Malnutrition is the underlying cause of nearly 3.1 million child deaths each year1. Worldwide, more than 170 million children fail to reach their full potential due to poor nutrition and 2 billion people suffer the effects of nutritional deficiencies. Under-nutrition is also estimated to account for a 10 percent reduction of lifetime earnings, placing a huge burden on household and national economies2. Malnutrition includes under-nutrition and over-nutrition both of which lead to poor health conditions and early death in developing and developed countries around the world1.
In the U.S., more than 23 million children and adolescents—nearly one in three3 —are obese or overweight, putting them at higher risk for serious, even life-threatening health problems. In the communities Save the Children serves, an average of 59 percent of the population does not have access to fresh, healthy foods. More than 60 percent of 5- to 10-year-olds have at least one risk factor for heart disease4. The percentage of children, ages 6–11, who are obese has quadrupled over the past 35 years, making this a public health epidemic3.
Well-nourished children are better equipped to fight disease, learn and contribute to society. Girls with good nutrition become strong women and have healthier children and more prosperous families. Societies with well-nourished populations are more productive, economically viable and secure.
SAVE THE CHILDREN’S APPROACH TO PREVENT MALNUTRITION
In the US
Save the Children combats childhood obesity and malnutrition for children in the U.S. through the effective combination of practice and policy. Our work combines locally driven approaches that involve and inspire communities with programs and policies that benefit all children in the fight against childhood obesity. Working with local partners across the country, Save the Children provides programming to increase children’s access to affordable healthy food, nutrition knowledge, and opportunities for physical activity.
U.S. Program Highlights
Healthy Choices operates in the after-school and summer environment in 14 states, serving more than 13,900 children living in poverty. We provide children with 30 minutes or more of daily, moderate-to-vigorous physical activity that teaches lifelong movement skills and combines fun and fitness.
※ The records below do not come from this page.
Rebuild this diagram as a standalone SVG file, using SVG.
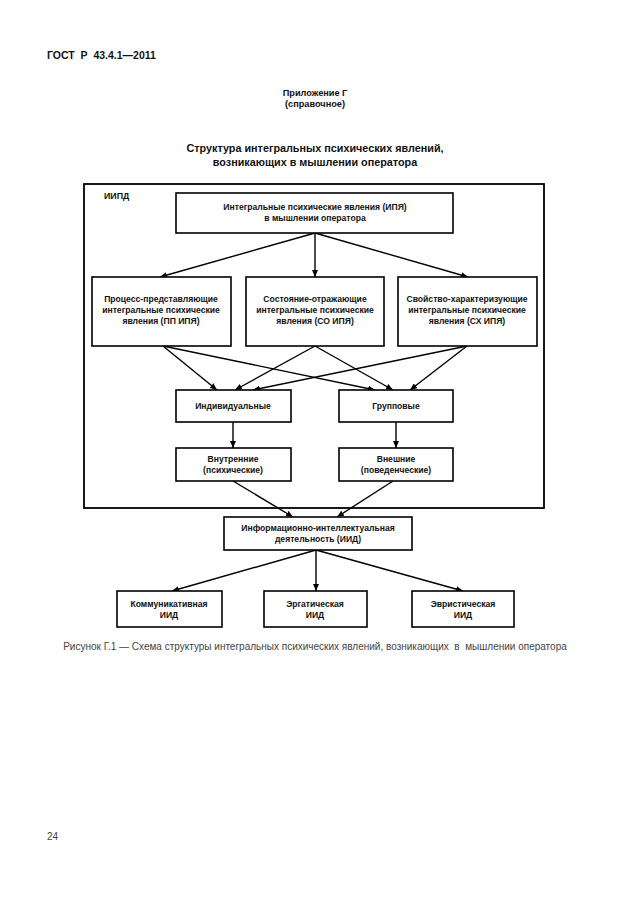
<svg xmlns="http://www.w3.org/2000/svg" width="630" height="913" viewBox="0 0 630 913">
<defs>
<style>
.bx{fill:#fff;stroke:#000;stroke-width:1.6}
.t{font-family:"Liberation Sans",Arial,sans-serif;font-size:8.6px;font-weight:bold;fill:#111;text-anchor:middle}
.h{font-family:"Liberation Sans",Arial,sans-serif;font-weight:bold;fill:#111}
.ln{stroke:#000;stroke-width:1.4;fill:none;marker-end:url(#ah)}
</style>
<marker id="ah" markerUnits="userSpaceOnUse" markerWidth="8" markerHeight="6" refX="7" refY="3" orient="auto">
<path d="M0,0 L7,3 L0,6 z" fill="#000"/>
</marker>
</defs>
<rect width="630" height="913" fill="#fff"/>
<text class="h" x="47" y="59" font-size="10.5" xml:space="preserve">ГОСТ  Р  43.4.1—2011</text>
<text class="h" x="315" y="96" font-size="9.2" text-anchor="middle">Приложение Г</text>
<text class="h" x="315" y="107" font-size="9.2" text-anchor="middle">(справочное)</text>
<text class="h" x="315" y="152" font-size="10.8" text-anchor="middle">Структура интегральных психических явлений,</text>
<text class="h" x="315" y="166" font-size="10.8" text-anchor="middle">возникающих в мышлении оператора</text>
<g id="frame">
<rect x="84" y="184" width="460" height="324" fill="none" stroke="#000" stroke-width="1.8"/>
<text class="h" x="104" y="199" font-size="8.8">ИИПД</text>
</g>
<g id="connectors">
<line class="ln" x1="315" y1="233" x2="160" y2="277"/>
<line class="ln" x1="315" y1="233" x2="315" y2="277"/>
<line class="ln" x1="315" y1="233" x2="468" y2="277"/>
<line class="ln" x1="163" y1="346" x2="217" y2="390"/>
<line class="ln" x1="163" y1="346" x2="375" y2="390"/>
<line class="ln" x1="315" y1="346" x2="235" y2="390"/>
<line class="ln" x1="315" y1="346" x2="393" y2="390"/>
<line class="ln" x1="467" y1="346" x2="253" y2="390"/>
<line class="ln" x1="467" y1="346" x2="410" y2="390"/>
<line class="ln" x1="233" y1="422" x2="233" y2="448"/>
<line class="ln" x1="396" y1="422" x2="396" y2="448"/>
<line class="ln" x1="233" y1="481" x2="293" y2="517"/>
<line class="ln" x1="393" y1="481" x2="337" y2="517"/>
<line class="ln" x1="316" y1="550" x2="172" y2="591"/>
<line class="ln" x1="316" y1="550" x2="316" y2="591"/>
<line class="ln" x1="316" y1="550" x2="463" y2="591"/>
</g>
<g id="ipya">
<rect class="bx" x="176" y="193" width="277" height="40"/>
<text class="t" x="315" y="210">Интегральные психические явления (ИПЯ)</text>
<text class="t" x="315" y="221">в мышлении оператора</text>
</g>
<g id="pp">
<rect class="bx" x="92" y="277" width="139" height="69"/>
<text class="t" x="161" y="302">Процесс-представляющие</text>
<text class="t" x="161" y="313">интегральные психические</text>
<text class="t" x="161" y="324">явления (ПП ИПЯ)</text>
</g>
<g id="so">
<rect class="bx" x="246" y="277" width="138" height="69"/>
<text class="t" x="315" y="302">Состояние-отражающие</text>
<text class="t" x="315" y="313">интегральные психические</text>
<text class="t" x="315" y="324">явления (СО ИПЯ)</text>
</g>
<g id="sh">
<rect class="bx" x="398" y="277" width="139" height="69"/>
<text class="t" x="467" y="302">Свойство-характеризующие</text>
<text class="t" x="467" y="313">интегральные психические</text>
<text class="t" x="467" y="324">явления (СХ ИПЯ)</text>
</g>
<g id="ind">
<rect class="bx" x="176" y="390" width="115" height="32"/>
<text class="t" x="233" y="409">Индивидуальные</text>
</g>
<g id="grp">
<rect class="bx" x="339" y="390" width="114" height="32"/>
<text class="t" x="396" y="409">Групповые</text>
</g>
<g id="vnutr">
<rect class="bx" x="176" y="448" width="115" height="33"/>
<text class="t" x="233" y="462">Внутренние</text>
<text class="t" x="233" y="473">(психические)</text>
</g>
<g id="vnesh">
<rect class="bx" x="339" y="448" width="114" height="33"/>
<text class="t" x="396" y="462">Внешние</text>
<text class="t" x="396" y="473">(поведенческие)</text>
</g>
<g id="iid">
<rect class="bx" x="224" y="517" width="188" height="33"/>
<text class="t" x="318" y="531">Информационно-интеллектуальная</text>
<text class="t" x="318" y="542">деятельность (ИИД)</text>
</g>
<g id="komm">
<rect class="bx" x="117" y="591" width="105" height="36"/>
<text class="t" x="169" y="607">Коммуникативная</text>
<text class="t" x="169" y="618">ИИД</text>
</g>
<g id="erg">
<rect class="bx" x="264" y="591" width="103" height="36"/>
<text class="t" x="315" y="607">Эргатическая</text>
<text class="t" x="315" y="618">ИИД</text>
</g>
<g id="evr">
<rect class="bx" x="412" y="591" width="102" height="36"/>
<text class="t" x="463" y="607">Эвристическая</text>
<text class="t" x="463" y="618">ИИД</text>
</g>
<text x="315" y="650" font-family="Liberation Sans,Arial,sans-serif" font-size="10" fill="#444" text-anchor="middle" xml:space="preserve">Рисунок Г.1 — Схема структуры интегральных психических явлений, возникающих  в  мышлении оператора</text>
<text x="47" y="840" font-family="Liberation Sans,Arial,sans-serif" font-size="10" fill="#444">24</text>
</svg>
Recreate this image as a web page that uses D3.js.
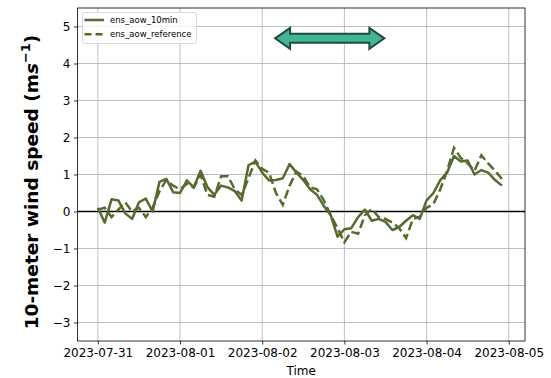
<!DOCTYPE html>
<html>
<head>
<meta charset="utf-8">
<script src="https://cdn.jsdelivr.net/npm/d3@7"></script>
<style>
  html, body { margin: 0; padding: 0; background: #fff; }
  svg { display: block; font-family: "DejaVu Sans", sans-serif; }
</style>
</head>
<body>
<svg id="chart" width="551" height="378"></svg>
<script>
// Two-hourly 10-m wind speed anomalies, starting 2023-07-31 00:00 UTC
const startTime = Date.UTC(2023, 6, 31, 0, 0);
const stepHours = 2;

const ens10min = [
  0.10, -0.30, 0.33, 0.30, -0.05, -0.20, 0.25, 0.35, 0.00, 0.80,
  0.88, 0.52, 0.50, 0.84, 0.65, 1.10, 0.66, 0.45, 0.70, 0.65,
  0.55, 0.30, 1.25, 1.35, 1.05, 0.84, 0.85, 0.90, 1.28, 1.05,
  0.85, 0.60, 0.45, 0.15, -0.10, -0.68, -0.48, -0.45, -0.15, 0.05,
  -0.25, -0.20, -0.28, -0.50, -0.42, -0.25, -0.10, -0.20, 0.30, 0.50,
  0.85, 1.05, 1.50, 1.35, 1.38, 1.00, 1.12, 1.05, 0.85, 0.70
];

const ensReference = [
  0.05, 0.10, -0.15, 0.05, 0.25, 0.00, 0.10, -0.15, 0.10, 0.55,
  0.85, 0.70, 0.60, 0.75, 0.65, 1.00, 0.45, 0.40, 0.95, 0.95,
  0.60, 0.45, 0.90, 1.38, 1.15, 1.05, 0.50, 0.18, 0.70, 1.08,
  0.95, 0.65, 0.60, 0.30, -0.10, -0.45, -0.83, -0.55, -0.60, -0.10,
  0.07, -0.15, -0.20, -0.30, -0.45, -0.72, -0.20, -0.15, 0.10, 0.20,
  0.60, 1.10, 1.72, 1.45, 1.30, 1.10, 1.52, 1.30, 1.10, 0.88
];

const seriesNames = ["ens_aow_10min", "ens_aow_reference"];
const xTickLabels = ["2023-07-31", "2023-08-01", "2023-08-02", "2023-08-03", "2023-08-04", "2023-08-05"];
const yTicks = [-3, -2, -1, 0, 1, 2, 3, 4, 5];
const yDomain = [-3.5, 5.5];

// Double-headed annotation arrow (time span and height)
const arrowSpan = [Date.UTC(2023, 7, 2, 3, 45), Date.UTC(2023, 7, 3, 11, 40)];
const arrowLevel = 4.68;

const times = ens10min.map((_, i) => new Date(startTime + i * stepHours * 3600e3));

const margin = { left: 77.5, right: 26, top: 8, bottom: 37 };
const W = 551, H = 378;
const svg = d3.select("#chart");

// x extent with 5% padding on either side of the data
const t0 = +times[0], t1 = +times[times.length - 1] + 3600e3 * 0.8;
const pad = (t1 - t0) * 0.05;
const x = d3.scaleUtc()
  .domain([new Date(t0 - pad), new Date(t1 + pad)])
  .range([margin.left, W - margin.right]);
const y = d3.scaleLinear().domain(yDomain).range([H - margin.bottom, margin.top]);

const tickDates = xTickLabels.map(s => new Date(s + "T00:00:00Z"));

// grid
const grid = svg.append("g").attr("stroke", "#b0b0b0").attr("stroke-width", 0.8);
grid.selectAll("line.v").data(tickDates).join("line")
  .attr("x1", d => x(d)).attr("x2", d => x(d))
  .attr("y1", margin.top).attr("y2", H - margin.bottom);
grid.selectAll("line.h").data(yTicks).join("line")
  .attr("x1", margin.left).attr("x2", W - margin.right)
  .attr("y1", d => y(d)).attr("y2", d => y(d));

// zero reference line
svg.append("line")
  .attr("x1", margin.left).attr("x2", W - margin.right)
  .attr("y1", y(0)).attr("y2", y(0))
  .attr("stroke", "#000").attr("stroke-width", 1.6);

const color = "#556b2f";
const line = d3.line().x((d, i) => x(times[i])).y(d => y(d));

svg.append("path").datum(ens10min)
  .attr("d", line).attr("fill", "none")
  .attr("stroke", color).attr("stroke-width", 2.5)
  .attr("stroke-linejoin", "round");
svg.append("path").datum(ensReference)
  .attr("d", line).attr("fill", "none")
  .attr("stroke", color).attr("stroke-width", 2.5)
  .attr("stroke-dasharray", "9,4");

// arrow
{
  const xa = x(new Date(arrowSpan[0])), xb = x(new Date(arrowSpan[1])), yc = y(arrowLevel);
  const hl = 15, hw = 10.5, sw = 4.5;
  const pts = [
    [xa, yc], [xa + hl, yc - hw], [xa + hl, yc - sw], [xb - hl, yc - sw], [xb - hl, yc - hw],
    [xb, yc], [xb - hl, yc + hw], [xb - hl, yc + sw], [xa + hl, yc + sw], [xa + hl, yc + hw]
  ];
  svg.append("polygon")
    .attr("points", pts.map(p => p.join(",")).join(" "))
    .attr("fill", "#45b395").attr("stroke", "#1e4d3b").attr("stroke-width", 2)
    .attr("stroke-linejoin", "miter");
}

// axes
const xAxis = d3.axisBottom(x).tickValues(tickDates)
  .tickFormat((d, i) => xTickLabels[i]).tickSize(3.5).tickPadding(3.5);
const gx = svg.append("g").attr("transform", `translate(0,${H - margin.bottom})`).call(xAxis);
const yAxis = d3.axisLeft(y).tickValues(yTicks)
  .tickFormat(d => d < 0 ? "\u2212" + Math.abs(d) : d).tickSize(3.5).tickPadding(3.5);
const gy = svg.append("g").attr("transform", `translate(${margin.left},0)`).call(yAxis);
[gx, gy].forEach(g => {
  g.select(".domain").remove();
  g.selectAll("text").attr("font-size", 12).attr("fill", "#000")
    .attr("font-family", "DejaVu Sans, sans-serif");
  g.selectAll("line").attr("stroke", "#000").attr("stroke-width", 0.8);
});

// frame
svg.append("rect")
  .attr("x", margin.left).attr("y", margin.top)
  .attr("width", W - margin.left - margin.right).attr("height", H - margin.top - margin.bottom)
  .attr("fill", "none").attr("stroke", "#000").attr("stroke-width", 0.8);

// labels
svg.append("text").attr("x", (margin.left + W - margin.right) / 2).attr("y", 375)
  .attr("text-anchor", "middle").attr("font-size", 12).text("Time");

const yl = svg.append("text")
  .attr("transform", "translate(37.5,182) rotate(-90)")
  .attr("text-anchor", "middle").attr("font-size", 18.5).attr("font-weight", "bold");
yl.append("tspan").text("10-meter wind speed (m");
yl.append("tspan").attr("font-style", "italic").text("s");
yl.append("tspan").attr("dy", -8).attr("font-size", 13).text("\u22121");
yl.append("tspan").attr("dy", 8).text(")");

// legend
const lg = svg.append("g").attr("transform", "translate(82.5,12.5)");
lg.append("rect").attr("width", 114).attr("height", 31).attr("rx", 2)
  .attr("fill", "#fff").attr("fill-opacity", 0.8).attr("stroke", "#d0d0d0").attr("stroke-width", 0.8);
seriesNames.forEach((name, i) => {
  const ly = 7.5 + i * 14.3;
  lg.append("line").attr("x1", 2).attr("x2", 21.5).attr("y1", ly).attr("y2", ly)
    .attr("stroke", color).attr("stroke-width", 2.5)
    .attr("stroke-dasharray", i === 1 ? "7,4" : null);
  lg.append("text").attr("x", 27.5).attr("y", ly + 3).attr("font-size", 8.5).text(name);
});
</script>
</body>
</html>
In addition, participating children also receive a daily, healthy snack, in alignment with Save the Children’s Healthy Snack Standards, and participate in weekly nutrition education. Through exposure to healthy snacks and nutrition lessons, children are encouraged to make good food choices and lead healthier, active lifestyles.
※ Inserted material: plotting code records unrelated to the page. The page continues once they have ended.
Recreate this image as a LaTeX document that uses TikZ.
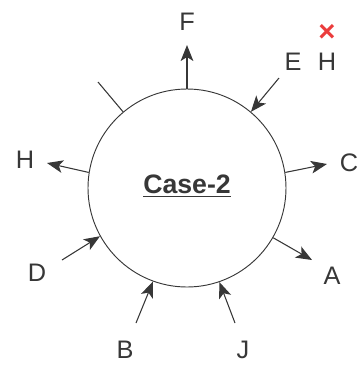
\documentclass[tikz,border=0pt]{standalone}
\usepackage{fontspec}
\setmainfont{Liberation Sans}
\usetikzlibrary{arrows.meta}
\definecolor{inkgray}{RGB}{55,55,55}
\definecolor{crossred}{RGB}{235,60,60}
\begin{document}
\begin{tikzpicture}[x=0.75pt, y=-0.75pt,
        flow/.style={draw=inkgray, line width=0.8pt, -{Stealth[length=12pt, width=9.5pt, inset=3pt]}},
        tick/.style={draw=inkgray, line width=0.8pt},
        port/.style={text=inkgray, font=\fontsize{19}{22}\selectfont, inner sep=0pt}]
        \useasboundingbox (0,0) rectangle (358,365);
        \node[circle, draw=inkgray, line width=0.7pt, minimum size=148.5pt, inner sep=0pt] (case) at (187,188) {};
        \node[text=inkgray, font=\bfseries\fontsize{20}{24}\selectfont] (title) at (187,186) {\underline{Case-2}};
        % outgoing
        \coordinate (fEnd) at (187,45);
        \coordinate (hEnd) at (47,163);
        \coordinate (cEnd) at (327,164);
        \coordinate (aEnd) at (312,260);
        \draw[flow] (case.90) -- (fEnd);
        \draw[flow] (case.171) -- (hEnd);
        \draw[flow] (case.9) -- (cEnd);
        \draw[flow] (case.-30) -- (aEnd);
        % incoming
        \coordinate (eStart) at (279,78);
        \coordinate (dStart) at (62,260);
        \coordinate (bStart) at (136,323);
        \coordinate (jStart) at (235,323);
        \draw[flow] (eStart) -- (case.50);
        \draw[flow] (dStart) -- (case.209);
        \draw[flow] (bStart) -- (case.250);
        \draw[flow] (jStart) -- (case.289);
        % cut port
        \coordinate (tickEnd) at (98,82);
        \draw[tick] (case.130) -- (tickEnd);
        % labels
        \node[port] (labF) at (187,22) {F};
        \node[port] (labE) at (293,62) {E};
        \node[port] (labHr) at (327,62) {H};
        \node[text=crossred, font=\bfseries\fontsize{22}{24}\selectfont, inner sep=0pt] (cross) at (327,33) {×};
        \node[port] (labHl) at (25,160) {H};
        \node[port] (labC) at (349,163) {C};
        \node[port] (labA) at (332,276) {A};
        \node[port] (labD) at (37,273) {D};
        \node[port] (labB) at (125,350) {B};
        \node[port] (labJ) at (243,350) {J};
\end{tikzpicture}
\end{document}
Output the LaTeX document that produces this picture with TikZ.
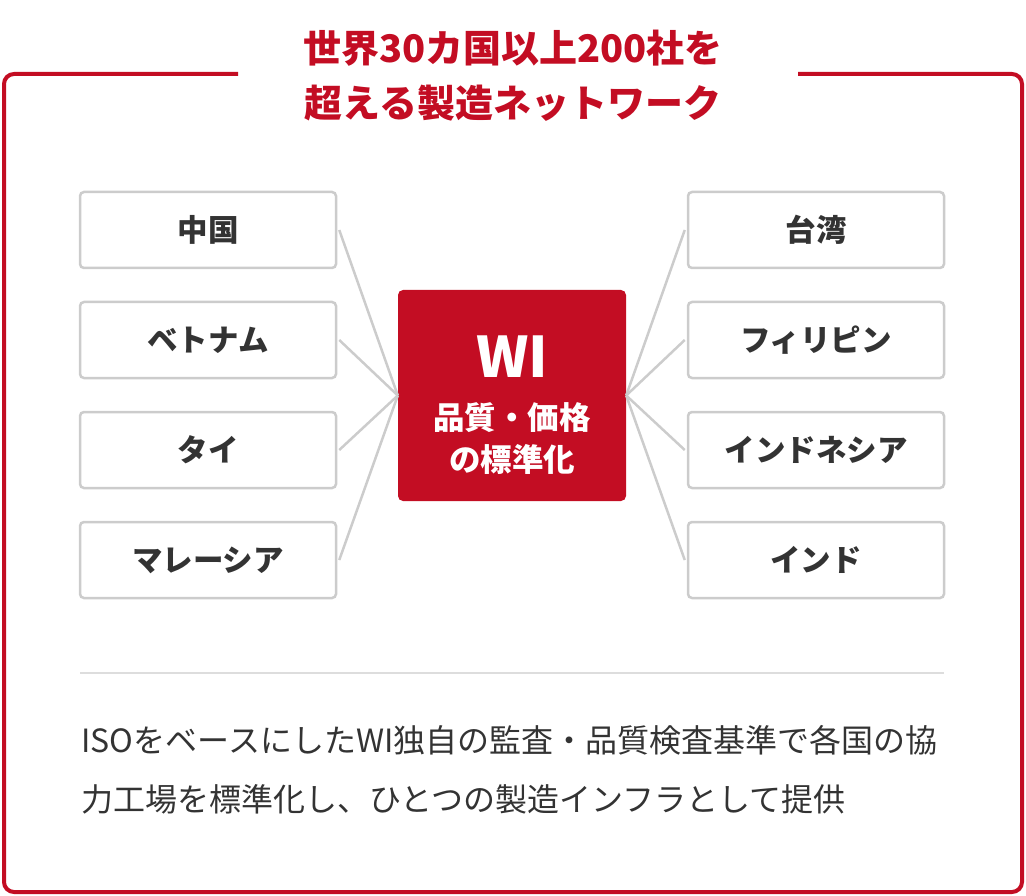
\documentclass[tikz,border=0pt]{standalone}
\usepackage{fontspec}
\setmainfont{Noto Sans CJK JP}
\newfontfamily\jpfont{Noto Sans CJK JP}
\usepackage{tikz}

\definecolor{wired}{HTML}{C30D23}
\definecolor{boxgray}{HTML}{CCCCCC}
\definecolor{txtgray}{HTML}{333333}
\definecolor{rulegray}{HTML}{DDDDDD}

\tikzset{
  country/.style={draw=boxgray, line width=2.5pt, rounded corners=4pt, fill=white,
    minimum width=256pt, minimum height=76pt, inner sep=0pt,
    text=txtgray, font=\jpfont\bfseries\fontsize{30.5pt}{34pt}\selectfont},
  link/.style={draw=boxgray, line width=2.5pt},
}

\begin{document}
\begin{tikzpicture}[x=1pt,y=-1pt]
\useasboundingbox (0,0) rectangle (1026,896);

% outer frame
\draw[wired, line width=4pt, rounded corners=10pt]
  (238,74) -- (4,74) -- (4,892) -- (1022,892) -- (1022,74) -- (798,74);

\node[text=wired, font=\bfseries\fontsize{38pt}{55pt}\selectfont, align=center] (title) at (513,76)
  {世界30カ国以上200社を\\超える製造ネットワーク};

% center box
\node[fill=wired, rounded corners=5pt, minimum width=228pt, minimum height=211pt] (wi) at (512,395.5) {};
\node[text=white, font=\bfseries\fontsize{56pt}{56pt}\selectfont] (winame) at (512,357) {WI};
\node[text=white, font=\bfseries\fontsize{31.5pt}{42pt}\selectfont, align=center] (wisub) at (512,439)
  {品質・価格\\の標準化};

% left countries
\node[country] (cn) at (208,230) {中国};
\node[country] (vn) at (208,340) {ベトナム};
\node[country] (th) at (208,450) {タイ};
\node[country] (my) at (208,560) {マレーシア};

% right countries
\node[country] (tw) at (816,230) {台湾};
\node[country] (ph) at (816,340) {フィリピン};
\node[country] (id) at (816,450) {インドネシア};
\node[country] (in) at (816,560) {インド};

\foreach \c in {cn,vn,th,my}
  \draw[link] ([xshift=2pt]\c.east) -- (wi.west);
\foreach \c in {tw,ph,id,in}
  \draw[link] ([xshift=-2pt]\c.west) -- (wi.east);

\draw[rulegray, line width=2pt] (80,673) -- (944,673);

\node[anchor=west, text=txtgray, font=\fontsize{32pt}{59pt}\selectfont, align=left] (desc) at (78,770)
  {ISOをベースにしたWI独自の監査・品質検査基準で各国の協\\力工場を標準化し、ひとつの製造インフラとして提供};

\end{tikzpicture}
\end{document}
The first 1,000 days—from the start of a woman’s pregnancy through her child’s second birthday: that’s the time frame Save the Children emphasizes as the “window of opportunity” for nutrition. During this time, a child’s brain and body develop rapidly. The 1,000 days approach is critical, for even if a child’s nutrition status improves after the first two years of life, damage done during those early years is largely irreversible.
We work with partners at all levels to prevent malnutrition by bringing a wide range of integrated interventions and programs to mothers and children, delivered through health workers and volunteers in the community and health staff at the health facility. Our programs:
To ensure progress on the frontlines of nutrition, it is essential to galvanize and capitalize on political commitment. Save the Children supports the Scaling Up Nutrition (SUN) movement, a global platform that is active in more than 30 countries, and we convene the SUN Civil Society global network and facilitate coalitions in several countries to build capacity in nutrition planning and policy.
1Black, Vitora, Walker et al. (2013) “Maternal and child undernutrition and overweight in low-income and middle-income countries,” The Lancet 382(9890) 427-451
2Horton, Sheekar et al (2010). “Scaling up Nutrition, What Will it Cost,” World Bank
3“Communicating for Success: Childhood Obesity Message Manual. (2009)”. Robert Wood Johnson Foundation.
4 “Childhood Obesity Facts” (2014). Centers for Disease Control and Prevention.